[Xen-devel] IO-APIC interrupts getting stuck


While working on the FreeBSD PVH Dom0 port I've realized that IO-APIC 
interrupts get stuck in a very strange state very easily with the 
current PIRQ implementation that I'm using on FreeBSD.

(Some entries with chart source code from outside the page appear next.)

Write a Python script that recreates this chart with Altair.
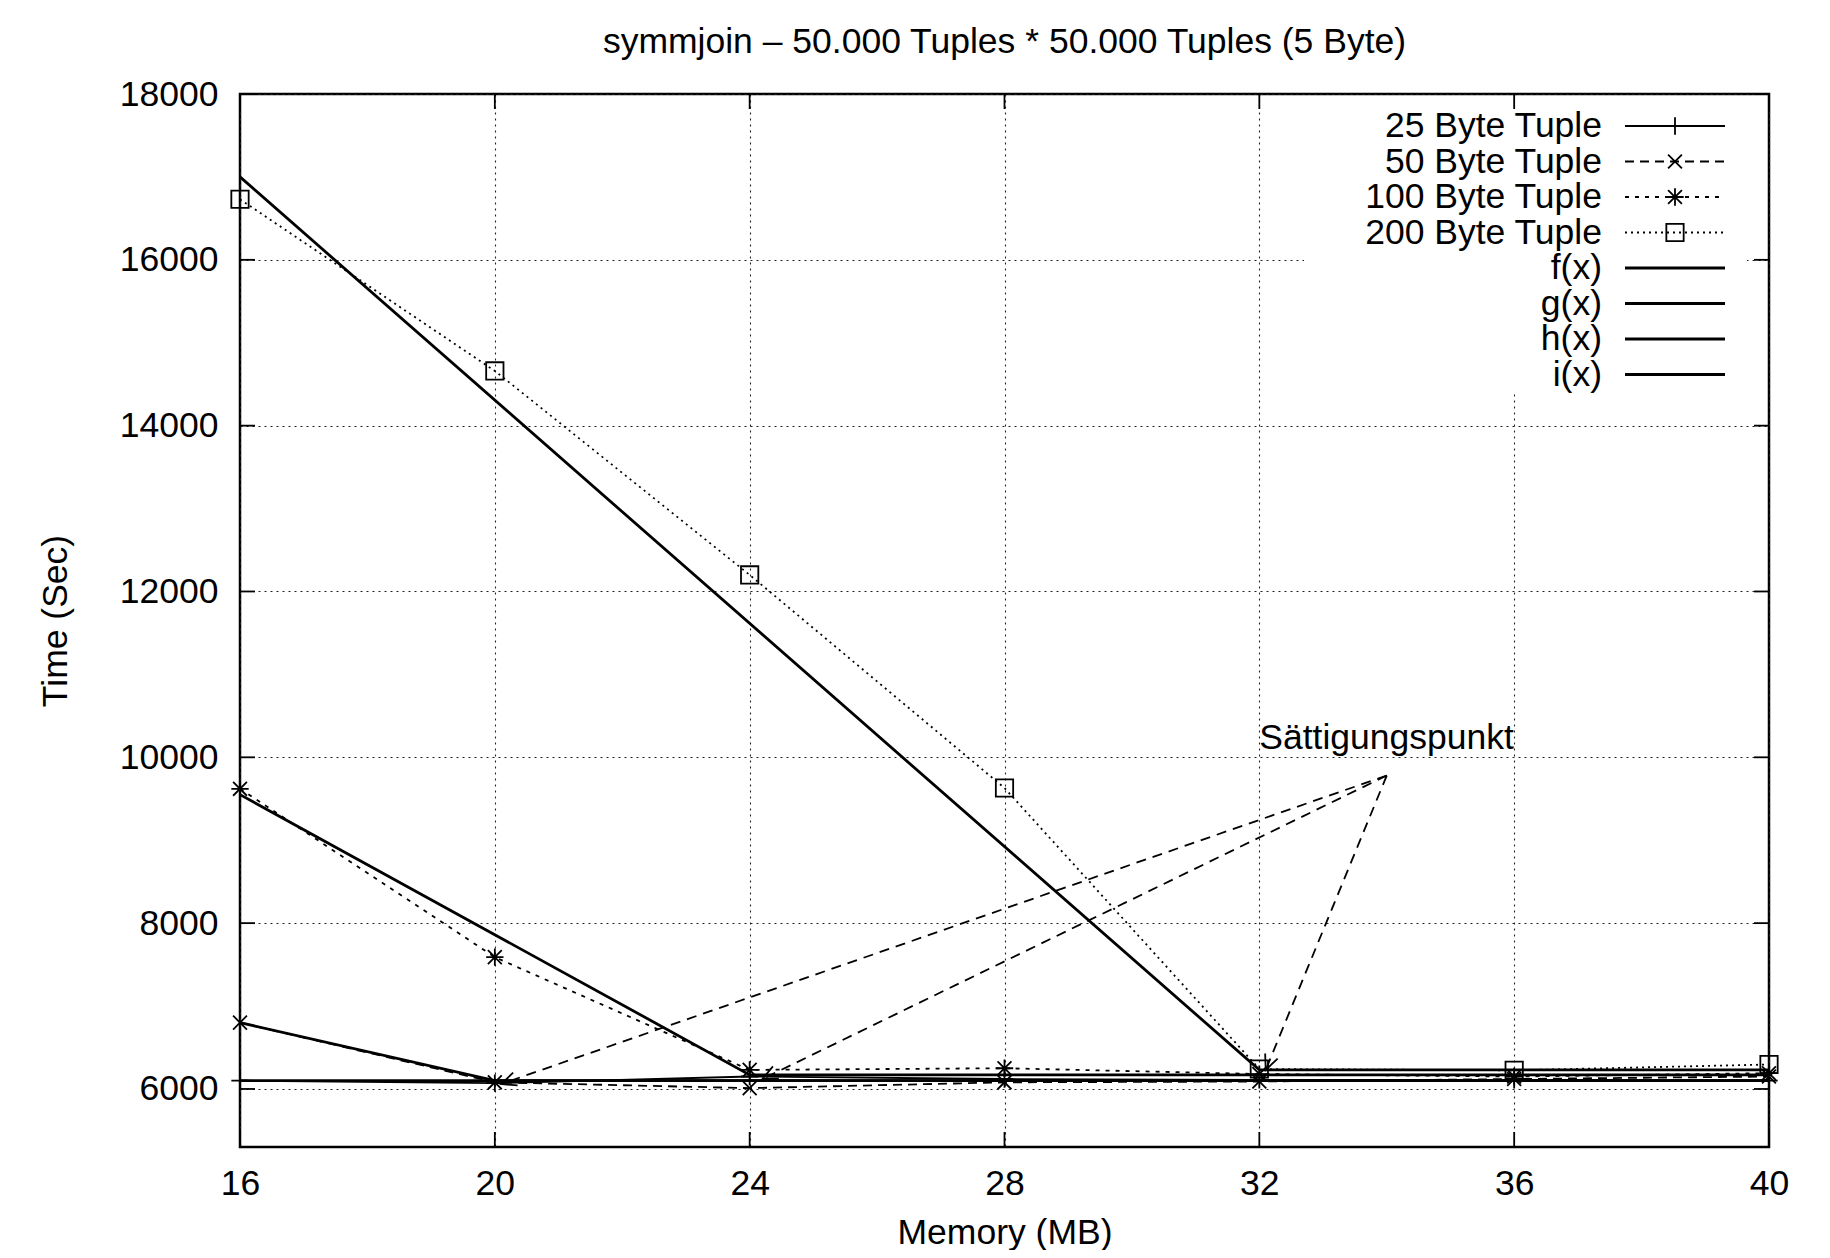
import math
import altair as alt
import pandas as pd

# ---------------- data ----------------
memory = [16, 20, 24, 28, 32, 36, 40]
tuple25 = [6100, 6070, 6150, 6120, 6110, 6110, 6100]
tuple50 = [6800, 6080, 6010, 6080, 6090, 6120, 6150]
tuple100 = [9620, 7590, 6230, 6250, 6180, 6150, 6190]
tuple200 = [16730, 14660, 12200, 9630, 6240, 6225, 6295]

f_x = [16, 40]
f_y = [6100, 6100]
g_x = [16, 20, 40]
g_y = [6800, 6100, 6100]
h_x = [16, 24, 40]
h_y = [9550, 6170, 6170]
i_x = [16, 32, 40]
i_y = [17000, 6230, 6230]

series_names = ["25 Byte Tuple", "50 Byte Tuple", "100 Byte Tuple", "200 Byte Tuple"]
func_names = ["f(x)", "g(x)", "h(x)", "i(x)"]

x_ticks = [16, 20, 24, 28, 32, 36, 40]
y_ticks = [6000, 8000, 10000, 12000, 14000, 16000, 18000]

title_text = "symmjoin – 50.000 Tuples * 50.000 Tuples (5 Byte)"
x_title = "Memory (MB)"
y_title = "Time (Sec)"

annot_text = "Sättigungspunkt"
annot_x = [32]
annot_y = [10230]
arrow_src_x = 34
arrow_src_y = 9780
arrow_dst_x = [20.1, 24.2, 32.1]
arrow_dst_y = [6060, 6120, 6230]

# ---------------- layout / style ----------------
W, H = 1529, 1053
FONT = "Liberation Sans"
FS = 35.5
XDOM = [16, 40]
YDOM = [5300, 18000]
xs = alt.Scale(domain=XDOM, nice=False, zero=False)
ys = alt.Scale(domain=YDOM, nice=False, zero=False)

x_axis = alt.Axis(values=x_ticks, grid=True, ticks=False, tickSize=0, domain=False,
                  labelPadding=19, labelFont=FONT, labelFontSize=FS, labelColor="black",
                  labelFlush=False, labelOverlap=False, format="d",
                  title=x_title, titleFont=FONT, titleFontSize=FS, titleFontWeight="normal",
                  titleColor="black", titleY=85, titleBaseline="middle",
                  gridColor="#222222", gridDash=[2, 4], gridWidth=1.1, gridOpacity=1)
y_axis = alt.Axis(values=y_ticks, grid=True, ticks=False, tickSize=0, domain=False,
                  labelPadding=22, labelFont=FONT, labelFontSize=FS, labelColor="black",
                  labelFlush=False, labelOverlap=False, format="d",
                  title=y_title, titleFont=FONT, titleFontSize=FS, titleFontWeight="normal",
                  titleColor="black", titleX=-185, titleY=H / 2, titleAngle=270,
                  titleBaseline="middle", titleAlign="center",
                  gridColor="#222222", gridDash=[2, 4], gridWidth=1.1, gridOpacity=1)

PLUS = "M -1 0 L 1 0 M 0 -1 L 0 1"
CROSS = "M -0.8 -0.8 L 0.8 0.8 M -0.8 0.8 L 0.8 -0.8"
STAR = PLUS + " " + CROSS
ARROW = "M -1 -0.45 L 0 0 L -1 0.45"

series_vals = [tuple25, tuple50, tuple100, tuple200]
series_dash = [None, [9, 6], [4, 6], [2, 4]]
series_shape = [PLUS, CROSS, STAR, "square"]
func_xs = [f_x, g_x, h_x, i_x]
func_ys = [f_y, g_y, h_y, i_y]
DATA_W = 1.8
FUNC_W = 2.8
MSIZE = 300


def xenc(field):
    return alt.X(field, type="quantitative", scale=xs, axis=x_axis)


def yenc(field):
    return alt.Y(field, type="quantitative", scale=ys, axis=y_axis)


layers = []

# white legend background
layers.append(
    alt.Chart(pd.DataFrame({"a": [0]})).mark_rect(fill="white").encode(
        x=alt.value(1064), x2=alt.value(1507), y=alt.value(2), y2=alt.value(298)
    )
)

# data series
for name, vals, dash, shape in zip(series_names, series_vals, series_dash, series_shape):
    df = pd.DataFrame({"x": memory, "y": vals})
    kw = dict(color="black", strokeWidth=DATA_W)
    if dash:
        kw["strokeDash"] = dash
    layers.append(alt.Chart(df).mark_line(**kw).encode(x=xenc("x"), y=yenc("y")))
    layers.append(
        alt.Chart(df).mark_point(shape=shape, filled=False, size=MSIZE, strokeWidth=1.8,
                                 color="black", opacity=1).encode(x=xenc("x"), y=yenc("y"))
    )

# functions
for name, fx, fy in zip(func_names, func_xs, func_ys):
    df = pd.DataFrame({"x": fx, "y": fy})
    layers.append(alt.Chart(df).mark_line(color="black", strokeWidth=FUNC_W).encode(x=xenc("x"), y=yenc("y")))

# annotation + arrows
layers.append(
    alt.Chart(pd.DataFrame({"x": annot_x, "y": annot_y, "t": [annot_text]})).mark_text(
        align="left", baseline="middle", font=FONT, fontSize=FS, color="black"
    ).encode(x=xenc("x"), y=yenc("y"), text="t:N")
)
px_x = W / (XDOM[1] - XDOM[0])
px_y = H / (YDOM[1] - YDOM[0])
angles = []
for tx, ty in zip(arrow_dst_x, arrow_dst_y):
    dx = (tx - arrow_src_x) * px_x
    dy = -(ty - arrow_src_y) * px_y
    angles.append(math.degrees(math.atan2(dy, dx)) % 360)
arr = pd.DataFrame({
    "x0": [arrow_src_x] * len(arrow_dst_x), "y0": [arrow_src_y] * len(arrow_dst_x),
    "x1": arrow_dst_x, "y1": arrow_dst_y, "ang": angles,
})
layers.append(
    alt.Chart(arr).mark_rule(color="black", strokeWidth=1.8, strokeDash=[10, 7]).encode(
        x=xenc("x0"), y=yenc("y0"), x2="x1:Q", y2="y1:Q"
    )
)
layers.append(
    alt.Chart(arr).mark_point(shape=ARROW, filled=False, size=900, strokeWidth=1.8,
                              color="black", opacity=1).encode(
        x=xenc("x1"), y=yenc("y1"), angle=alt.Angle("ang:Q", scale=None)
    )
)

# inward ticks on all four sides
xt = pd.DataFrame({"v": x_ticks})
yt = pd.DataFrame({"v": y_ticks})
layers.append(alt.Chart(xt).mark_rule(color="black", strokeWidth=1.8).encode(
    x=xenc("v"), y=alt.value(H), y2=alt.value(H - 15)))
layers.append(alt.Chart(xt).mark_rule(color="black", strokeWidth=1.8).encode(
    x=xenc("v"), y=alt.value(0), y2=alt.value(15)))
layers.append(alt.Chart(yt).mark_rule(color="black", strokeWidth=1.8).encode(
    y=yenc("v"), x=alt.value(0), x2=alt.value(15)))
layers.append(alt.Chart(yt).mark_rule(color="black", strokeWidth=1.8).encode(
    y=yenc("v"), x=alt.value(W - 15), x2=alt.value(W)))

# custom legend (gnuplot style)
legend_names = series_names + func_names
legend_dash = series_dash + [None] * 4
legend_shape = series_shape + [None] * 4
legend_width = [DATA_W] * 4 + [FUNC_W] * 4
ROW0, STEP = 32, 35.5
for k, name in enumerate(legend_names):
    ly = ROW0 + STEP * k
    one = pd.DataFrame({"t": [name]})
    layers.append(alt.Chart(one).mark_text(align="right", baseline="middle", font=FONT,
                                           fontSize=FS, color="black").encode(
        x=alt.value(1362), y=alt.value(ly), text="t:N"))
    kw = dict(color="black", strokeWidth=legend_width[k])
    if legend_dash[k]:
        kw["strokeDash"] = legend_dash[k]
    layers.append(alt.Chart(one).mark_rule(**kw).encode(
        x=alt.value(1385), x2=alt.value(1485), y=alt.value(ly)))
    if legend_shape[k]:
        layers.append(alt.Chart(one).mark_point(shape=legend_shape[k], filled=False, size=MSIZE,
                                                strokeWidth=1.8, color="black", opacity=1).encode(
            x=alt.value(1435), y=alt.value(ly)))

chart = alt.layer(*layers).properties(
    width=W, height=H,
    background="white",
    title=alt.TitleParams(text=title_text, font=FONT, fontSize=FS, fontWeight="normal",
                          color="black", anchor="middle", offset=17),
    autosize=alt.AutoSizeParams(type="none"),
    padding={"left": 232, "top": 86, "right": 53, "bottom": 103},
).configure_view(stroke="black", strokeWidth=2.5)

chart.save("out.html", embed_options={"renderer": "svg", "actions": False})
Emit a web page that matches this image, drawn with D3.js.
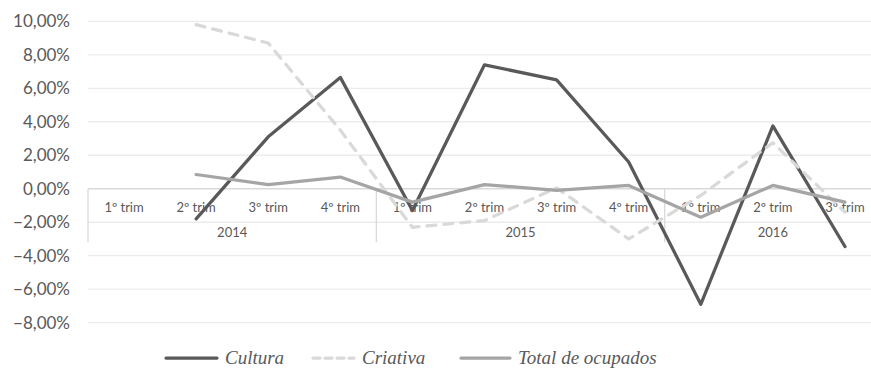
<!DOCTYPE html>
<html>
<head>
<meta charset="utf-8">
<script src="https://cdn.jsdelivr.net/npm/d3@7"></script>
<style>
  html, body { margin: 0; padding: 0; background: #fff; }
  svg { display: block; }
</style>
</head>
<body>
<svg id="chart" width="871" height="371"></svg>
<script>
// Quarterly labels and year groups
const quarters = ["1º trim", "2º trim", "3º trim", "4º trim",
                  "1º trim", "2º trim", "3º trim", "4º trim",
                  "1º trim", "2º trim", "3º trim"];
const years = ["2014", "2015", "2016"];
const yearSizes = [4, 4, 3];

// Variation rates (%), null where no value exists
const cultura = [null, -1.8, 3.1, 6.65, -1.3, 7.4, 6.5, 1.6, -6.9, 3.75, -3.45];
const criativa = [null, 9.8, 8.7, 3.5, -2.3, -1.9, 0.05, -3.0, -0.4, 2.75, -1.4];
const totalOcupados = [null, 0.85, 0.25, 0.7, -0.8, 0.25, -0.1, 0.2, -1.7, 0.2, -0.8];

const yTicks = [10, 8, 6, 4, 2, 0, -2, -4, -6, -8];

const seriesList = [
  { name: "Cultura", values: cultura, color: "#595959", dash: null, legendDash: null },
  { name: "Criativa", values: criativa, color: "#d9d9d9", dash: "9,8", legendDash: "7,5" },
  { name: "Total de ocupados", values: totalOcupados, color: "#a5a5a5", dash: null, legendDash: null }
];

const svg = d3.select("#chart");
const plotLeft = 88, plotRight = 881, plotTop = 21.3, plotBottom = 322.7;

const x = d3.scaleBand().domain(d3.range(quarters.length)).range([plotLeft, plotRight]);
const y = d3.scaleLinear().domain([-8, 10]).range([plotBottom, plotTop]);
const fmt = v => d3.format(".2f")(v).replace(".", ",") + "%";

// Horizontal gridlines
svg.append("g").selectAll("line").data(yTicks).join("line")
  .attr("x1", plotLeft).attr("x2", plotRight)
  .attr("y1", d => y(d)).attr("y2", d => y(d))
  .attr("stroke", d => d === 0 ? "#d9d9d9" : "#ebebeb")
  .attr("stroke-width", 1.3);

// Value axis labels
svg.append("g").selectAll("text").data(yTicks).join("text")
  .attr("x", 70).attr("y", d => y(d))
  .attr("dy", "0.35em")
  .attr("text-anchor", "end")
  .attr("font-family", "Lato, sans-serif")
  .attr("font-size", 17)
  .attr("fill", "#595959")
  .text(fmt);

// Category axis: quarter labels
const y0 = y(0);
svg.append("g").selectAll("text").data(quarters).join("text")
  .attr("x", (d, i) => x(i) + x.bandwidth() / 2)
  .attr("y", y0 + 18.5)
  .attr("dy", "0.35em")
  .attr("text-anchor", "middle")
  .attr("font-family", "Lato, sans-serif")
  .attr("font-size", 13)
  .attr("fill", "#595959")
  .text(d => d);

// Year groups and their separators
let start = 0;
const groups = years.map((yr, k) => {
  const g = { year: yr, start: start, end: start + yearSizes[k] };
  start += yearSizes[k];
  return g;
});
const sepPositions = groups.map(g => x(g.start)).concat([x(groups[groups.length - 1].end - 1) + x.bandwidth()]);
svg.append("g").selectAll("line").data(sepPositions).join("line")
  .attr("x1", d => d).attr("x2", d => d)
  .attr("y1", y0).attr("y2", y0 + 53.5)
  .attr("stroke", "#d9d9d9").attr("stroke-width", 1.3);

svg.append("g").selectAll("text").data(groups).join("text")
  .attr("x", g => (x(g.start) + x(g.end - 1) + x.bandwidth()) / 2)
  .attr("y", y0 + 44)
  .attr("dy", "0.35em")
  .attr("text-anchor", "middle")
  .attr("font-family", "Lato, sans-serif")
  .attr("font-size", 13)
  .attr("fill", "#595959")
  .text(g => g.year);

// Series lines
const line = d3.line()
  .defined(d => d != null)
  .x((d, i) => x(i) + x.bandwidth() / 2)
  .y(d => y(d));

svg.append("g").selectAll("path").data(seriesList).join("path")
  .attr("d", s => line(s.values))
  .attr("fill", "none")
  .attr("stroke", s => s.color)
  .attr("stroke-width", 3.25)
  .attr("stroke-linejoin", "round")
  .attr("stroke-linecap", "round")
  .attr("stroke-dasharray", s => s.dash);

// Legend
const legendItems = [
  { lx: 166, tx: 225 },
  { lx: 313, tx: 362 },
  { lx: 461, tx: 518 }
];
const lgY = 358;
const legend = svg.append("g").selectAll("g").data(seriesList).join("g");
legend.append("line")
  .attr("x1", (s, i) => legendItems[i].lx)
  .attr("x2", (s, i) => legendItems[i].tx - 8)
  .attr("y1", lgY).attr("y2", lgY)
  .attr("stroke", s => s.color)
  .attr("stroke-width", 3.25)
  .attr("stroke-linecap", "round")
  .attr("stroke-dasharray", s => s.legendDash);
legend.append("text")
  .attr("x", (s, i) => legendItems[i].tx)
  .attr("y", lgY)
  .attr("dy", "0.33em")
  .attr("font-family", "'Liberation Serif', 'DejaVu Serif', serif")
  .attr("font-style", "italic")
  .attr("font-size", 19)
  .attr("fill", "#595959")
  .text(s => s.name);
</script>
</body>
</html>
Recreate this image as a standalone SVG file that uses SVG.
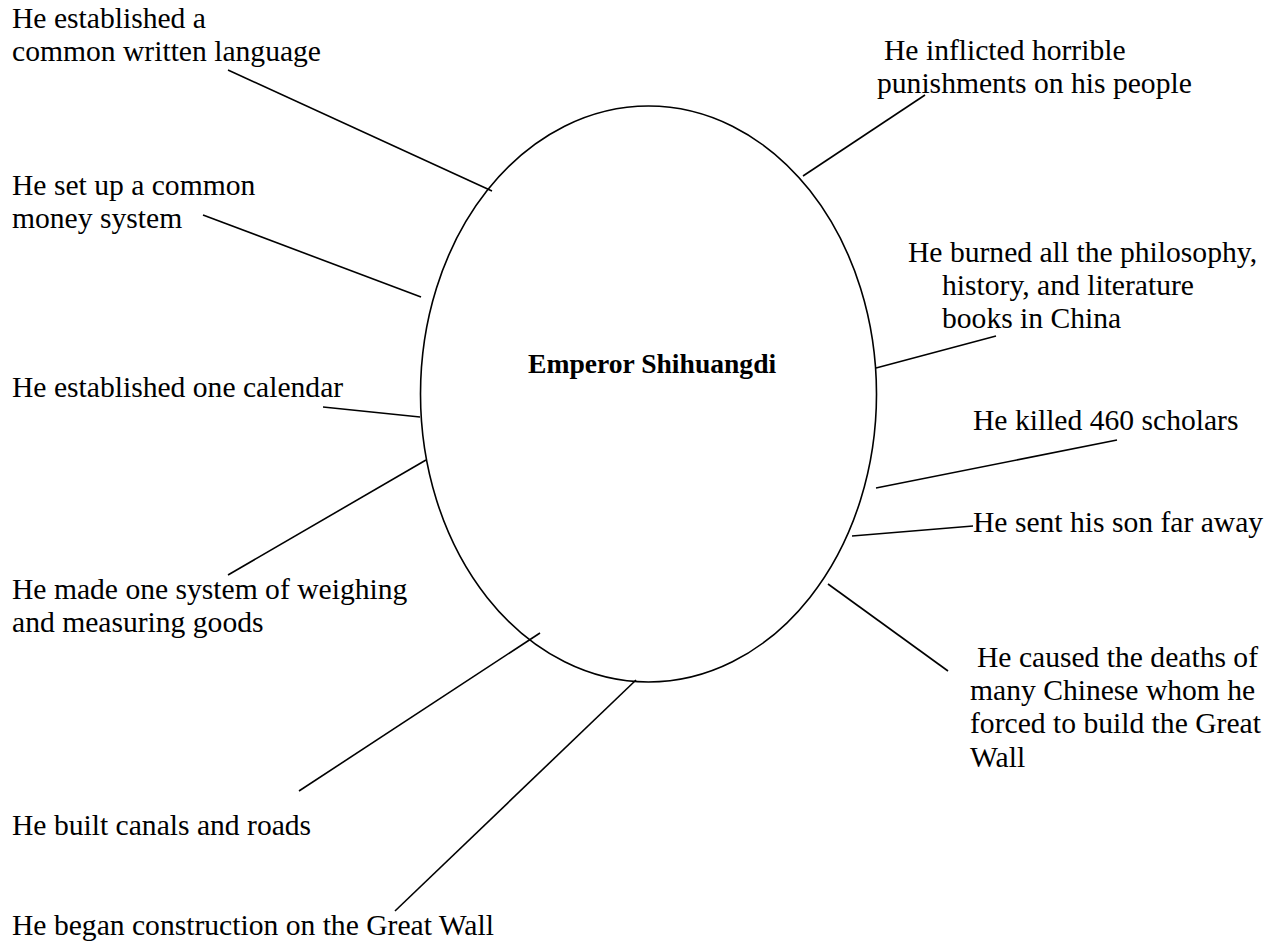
<svg xmlns="http://www.w3.org/2000/svg" width="1271" height="944" viewBox="0 0 1271 944">
<style>
text{font-family:"Liberation Serif","Times New Roman",serif;font-size:29.6px;fill:#000}
.c{font-size:27.6px;font-weight:bold}
line,ellipse{stroke:#000;stroke-width:1.6;fill:none}
</style>
<rect width="1271" height="944" fill="#fff"/>
<g id="center">
<ellipse cx="648.5" cy="394" rx="228" ry="288"/>
<text class="c" x="528" y="373">Emperor Shihuangdi</text>
</g>
<g id="n1"><text x="12" y="28">He established a</text><text x="12" y="61">common written language</text></g>
<g id="n2"><text x="12" y="195">He set up a common</text><text x="12" y="228">money system</text></g>
<g id="n3"><text x="12" y="397">He established one calendar</text></g>
<g id="n4"><text x="12" y="599">He made one system of weighing</text><text x="12" y="632">and measuring goods</text></g>
<g id="n5"><text x="12" y="835">He built canals and roads</text></g>
<g id="n6"><text x="12" y="935">He began construction on the Great Wall</text></g>
<g id="n7"><text x="884" y="60">He inflicted horrible</text><text x="877" y="93">punishments on his people</text></g>
<g id="n8"><text x="908" y="262">He burned all the philosophy,</text><text x="942" y="295">history, and literature</text><text x="942" y="328">books in China</text></g>
<g id="n9"><text x="973" y="430">He killed 460 scholars</text></g>
<g id="n10"><text x="973" y="532">He sent his son far away</text></g>
<g id="n11"><text x="977" y="667">He caused the deaths of</text><text x="970" y="700">many Chinese whom he</text><text x="970" y="733">forced to build the Great</text><text x="970" y="767">Wall</text></g>
<g id="connectors">
<line x1="228" y1="70" x2="492" y2="191"/>
<line x1="203" y1="215" x2="421" y2="297"/>
<line x1="323" y1="407" x2="420" y2="417"/>
<line x1="228" y1="575" x2="426" y2="460"/>
<line x1="299" y1="791" x2="540" y2="633"/>
<line x1="395" y1="911" x2="636" y2="680"/>
<line x1="803" y1="176" x2="925" y2="95"/>
<line x1="876" y1="368" x2="996" y2="336"/>
<line x1="876" y1="488" x2="1117" y2="440"/>
<line x1="852" y1="536" x2="973" y2="526"/>
<line x1="828" y1="584" x2="948" y2="671"/>
</g>
</svg>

Since I'm not sure what is going on, I would like to ask for some 
feedback and possible solutions, because at this point I'm running out 
of ideas of what's happening.

In this case I'm going to use IRQ 17 as an example, which is shared 
between an Intel(R) PRO/1000 nic, a Broadcom NetXtreme Gigabit nic and 
an Intel 82801JI (ICH10) USB controller.

Usually during the boot process, or very shortly after it, Dom0 looses 
interrupts from IRQ 17, dumping IRQ information from Xen ('i' key), 
gives the following output:

(XEN)    IRQ:  17 affinity:00000001 vec:a8 type=IO-APIC-level   status=00000010 
in-flight=0 domain-list=0: 17(---),
(XEN)     IRQ 17 Vec168:
(XEN)       Apic 0x00, Pin 17: vec=a8 delivery=LoPri dest=L status=1 polarity=1 
irr=1 trig=L mask=0 dest_id:1

I've also added some event channel debug functions to the FreeBSD 
in-kernel debugger in order to print the status of event channels:

Port 15 Type: PIRQ
        Pirq: 17 ActiveHi: 0 EdgeTrigger: 0 NeedsEOI: 1
        Masked: 0 Pending: 0
        Per-CPU Masks: cpu#0: 0 cpu#1: 0 cpu#2: 1 cpu#3: 0 cpu#4: 0 cpu#5: 0 
cpu#6: 0 cpu#7: 0

And the corresponding line from the Xen 'e' debug key:

(XEN)       15 [0/0/1]: s=4 n=2 x=0 p=17 i=17

This makes me thing that the FreeBSD kernel is failing to EOI the 
vector (because of the irr=1 in the Xen IRQ debug info), so I've also 
added a function to the debugger that allows me to EOI a vector from 
it. But even after issuing a PHYSDEVOP_eoi hypercall on the affected 
PIRQ (17), the status is exactly the same, because pirq->masked == 0, 
so desc_guest_eoi fails to EOI the vector (see xen/arch/x86/irq.c:1433).

So now I'm wondering, how can I "unstuck" this IRQ, and how did it get 
into this strange state?